Hilirisasi juga dapat menciptakan lapangan kerja, mengurangi ketergantungan berlebihan kepada impor, dan tentu saja dengan sendirinya akan meningkatkan daya saing suatu Negara dalam kompetisi pasar dunia. Singkatnya, hilirisasi adalah upaya dan strategi kita untuk menjadikan kita sebagai produsen, bukan cuma konsumen besar barang-barang atau produk-produk jadi dalam ragam bentuk dan bidang. Sudah dengan sendirinya, strategi dan program ini pada akhirnya membutuhkan kesiapan sumber daya manusia yang unggul. Sumber daya manusia yang inovatif dan punya kapasitas kreatif daya cipta.

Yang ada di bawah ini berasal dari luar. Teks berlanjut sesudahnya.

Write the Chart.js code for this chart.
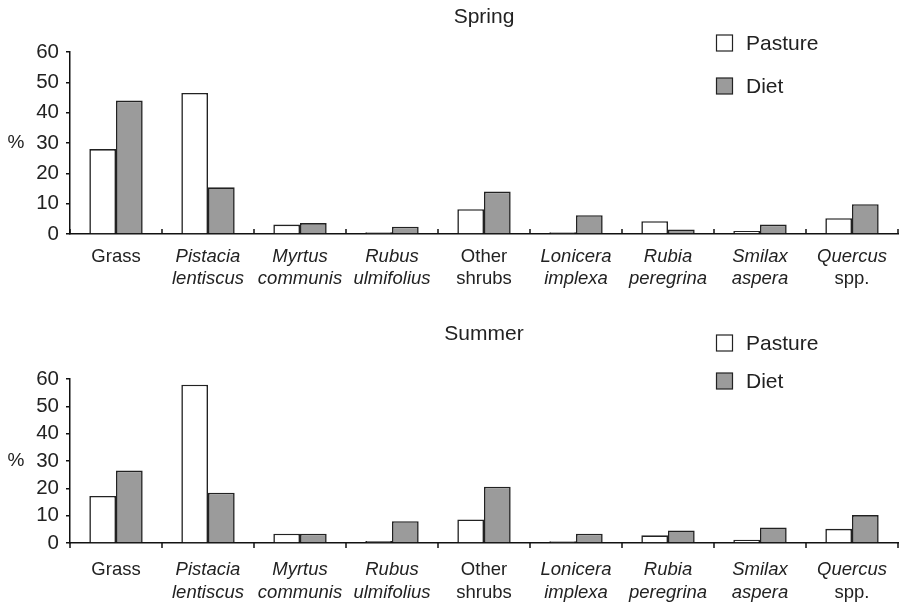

Tak salah, bila kemudian Prabowo Subianto pun memandang sangat penting peningkatan kuantitas dan kualitas pendidikan kita. Sampai-sampai yang bersangkutan menambah fakultas di Universitas Pertahanan dan lainnya. Bila demikian, strategi hilirisasi meniscayakan kuantitas dan kualitas yang maju di sektor dan bidang pendidikan sebagai kawah candradimuka pembangunan sumber daya manusia.
Adapun terkait program susu dan makan siang gratis yang rencananya bertahap itu bisa dijalankan secara adil dan maksimal, tepat sasaran dan merata, terutama sekali bagi kalangan kelas bawah. Dan tentu juga semoga pendanaannya bisa diambil dari kemungkinan kreatif baru pendapatan, sehingga tidak mengganggu pendanaan program lain yang juga dirasa sangat penting dan mendesak, terutama sekali, seperti telah ditegaskan: peningkatan kualitas SDM Indonesia melalui peningkatan kualitas dan kuantitas sektor pendidikan.